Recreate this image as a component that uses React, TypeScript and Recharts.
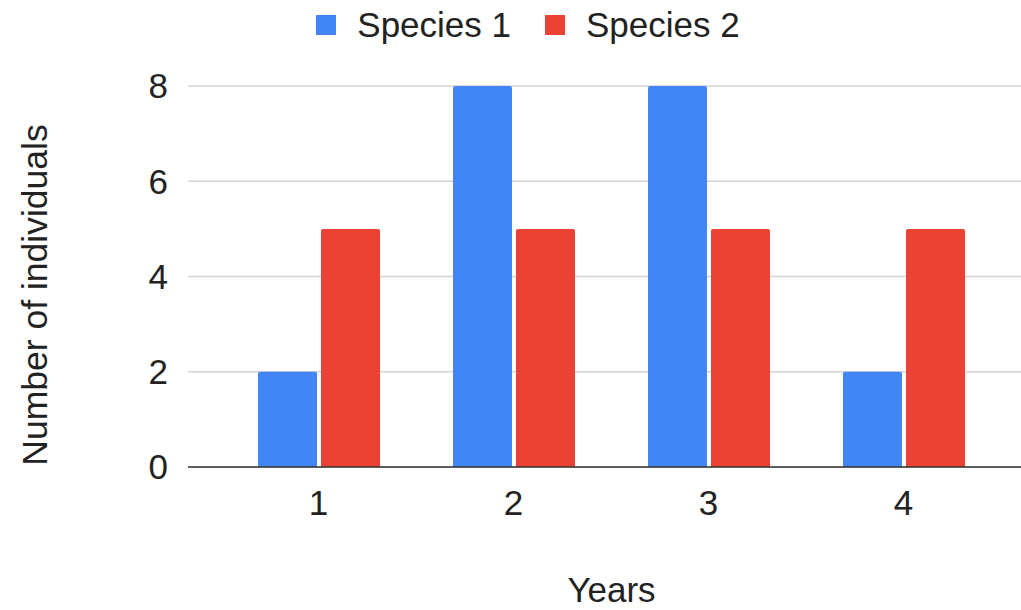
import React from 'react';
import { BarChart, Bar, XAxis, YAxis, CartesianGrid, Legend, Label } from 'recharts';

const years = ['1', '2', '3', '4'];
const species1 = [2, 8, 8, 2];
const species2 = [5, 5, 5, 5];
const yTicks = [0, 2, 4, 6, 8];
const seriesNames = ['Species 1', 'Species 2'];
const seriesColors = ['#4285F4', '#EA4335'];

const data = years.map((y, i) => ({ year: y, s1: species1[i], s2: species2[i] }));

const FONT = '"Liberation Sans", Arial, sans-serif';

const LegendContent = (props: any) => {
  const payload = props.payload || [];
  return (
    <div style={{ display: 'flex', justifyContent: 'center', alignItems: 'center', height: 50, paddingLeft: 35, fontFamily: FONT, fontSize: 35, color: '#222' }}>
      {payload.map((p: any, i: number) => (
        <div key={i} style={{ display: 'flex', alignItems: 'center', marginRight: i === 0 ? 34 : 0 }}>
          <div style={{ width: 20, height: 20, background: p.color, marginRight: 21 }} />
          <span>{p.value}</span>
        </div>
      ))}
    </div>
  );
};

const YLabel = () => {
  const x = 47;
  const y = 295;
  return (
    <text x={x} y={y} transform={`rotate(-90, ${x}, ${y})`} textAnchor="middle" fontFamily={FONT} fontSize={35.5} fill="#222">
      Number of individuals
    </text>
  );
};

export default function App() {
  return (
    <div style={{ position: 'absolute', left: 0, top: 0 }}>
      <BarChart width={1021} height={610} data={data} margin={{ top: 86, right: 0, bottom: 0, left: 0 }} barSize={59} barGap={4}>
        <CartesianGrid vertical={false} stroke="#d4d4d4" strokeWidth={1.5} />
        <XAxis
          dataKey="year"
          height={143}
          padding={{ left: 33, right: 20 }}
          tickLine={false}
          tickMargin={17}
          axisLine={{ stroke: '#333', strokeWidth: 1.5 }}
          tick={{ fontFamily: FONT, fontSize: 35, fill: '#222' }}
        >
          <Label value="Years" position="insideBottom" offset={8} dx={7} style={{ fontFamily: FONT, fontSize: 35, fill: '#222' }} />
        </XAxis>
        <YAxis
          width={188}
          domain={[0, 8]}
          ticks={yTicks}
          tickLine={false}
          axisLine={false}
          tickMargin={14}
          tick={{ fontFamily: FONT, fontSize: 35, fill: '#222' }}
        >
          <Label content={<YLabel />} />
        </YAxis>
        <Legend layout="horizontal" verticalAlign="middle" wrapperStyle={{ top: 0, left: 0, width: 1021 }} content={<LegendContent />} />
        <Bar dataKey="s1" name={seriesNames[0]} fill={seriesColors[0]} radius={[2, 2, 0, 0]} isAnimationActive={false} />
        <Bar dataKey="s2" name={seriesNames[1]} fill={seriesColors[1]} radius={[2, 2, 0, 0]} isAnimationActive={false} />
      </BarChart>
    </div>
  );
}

══════════

### THE PROBLEM
Every line of the material is to be quoted exactly, with no pictures carried over.

### RESPONSE
Recreate this image as a component that uses React, TypeScript and Recharts.
import React from 'react';
import { BarChart, Bar, XAxis, YAxis, CartesianGrid, Legend, Label } from 'recharts';

const years = ['1', '2', '3', '4'];
const species1 = [2, 8, 8, 2];
const species2 = [5, 5, 5, 5];
const yTicks = [0, 2, 4, 6, 8];
const seriesNames = ['Species 1', 'Species 2'];
const seriesColors = ['#4285F4', '#EA4335'];

const data = years.map((y, i) => ({ year: y, s1: species1[i], s2: species2[i] }));

const FONT = '"Liberation Sans", Arial, sans-serif';

const LegendContent = (props: any) => {
  const payload = props.payload || [];
  return (
    <div style={{ display: 'flex', justifyContent: 'center', alignItems: 'center', height: 50, paddingLeft: 35, fontFamily: FONT, fontSize: 35, color: '#222' }}>
      {payload.map((p: any, i: number) => (
        <div key={i} style={{ display: 'flex', alignItems: 'center', marginRight: i === 0 ? 34 : 0 }}>
          <div style={{ width: 20, height: 20, background: p.color, marginRight: 21 }} />
          <span>{p.value}</span>
        </div>
      ))}
    </div>
  );
};

const YLabel = () => {
  const x = 47;
  const y = 295;
  return (
    <text x={x} y={y} transform={`rotate(-90, ${x}, ${y})`} textAnchor="middle" fontFamily={FONT} fontSize={35.5} fill="#222">
      Number of individuals
    </text>
  );
};

export default function App() {
  return (
    <div style={{ position: 'absolute', left: 0, top: 0 }}>
      <BarChart width={1021} height={610} data={data} margin={{ top: 86, right: 0, bottom: 0, left: 0 }} barSize={59} barGap={4}>
        <CartesianGrid vertical={false} stroke="#d4d4d4" strokeWidth={1.5} />
        <XAxis
          dataKey="year"
          height={143}
          padding={{ left: 33, right: 20 }}
          tickLine={false}
          tickMargin={17}
          axisLine={{ stroke: '#333', strokeWidth: 1.5 }}
          tick={{ fontFamily: FONT, fontSize: 35, fill: '#222' }}
        >
          <Label value="Years" position="insideBottom" offset={8} dx={7} style={{ fontFamily: FONT, fontSize: 35, fill: '#222' }} />
        </XAxis>
        <YAxis
          width={188}
          domain={[0, 8]}
          ticks={yTicks}
          tickLine={false}
          axisLine={false}
          tickMargin={14}
          tick={{ fontFamily: FONT, fontSize: 35, fill: '#222' }}
        >
          <Label content={<YLabel />} />
        </YAxis>
        <Legend layout="horizontal" verticalAlign="middle" wrapperStyle={{ top: 0, left: 0, width: 1021 }} content={<LegendContent />} />
        <Bar dataKey="s1" name={seriesNames[0]} fill={seriesColors[0]} radius={[2, 2, 0, 0]} isAnimationActive={false} />
        <Bar dataKey="s2" name={seriesNames[1]} fill={seriesColors[1]} radius={[2, 2, 0, 0]} isAnimationActive={false} />
      </BarChart>
    </div>
  );
}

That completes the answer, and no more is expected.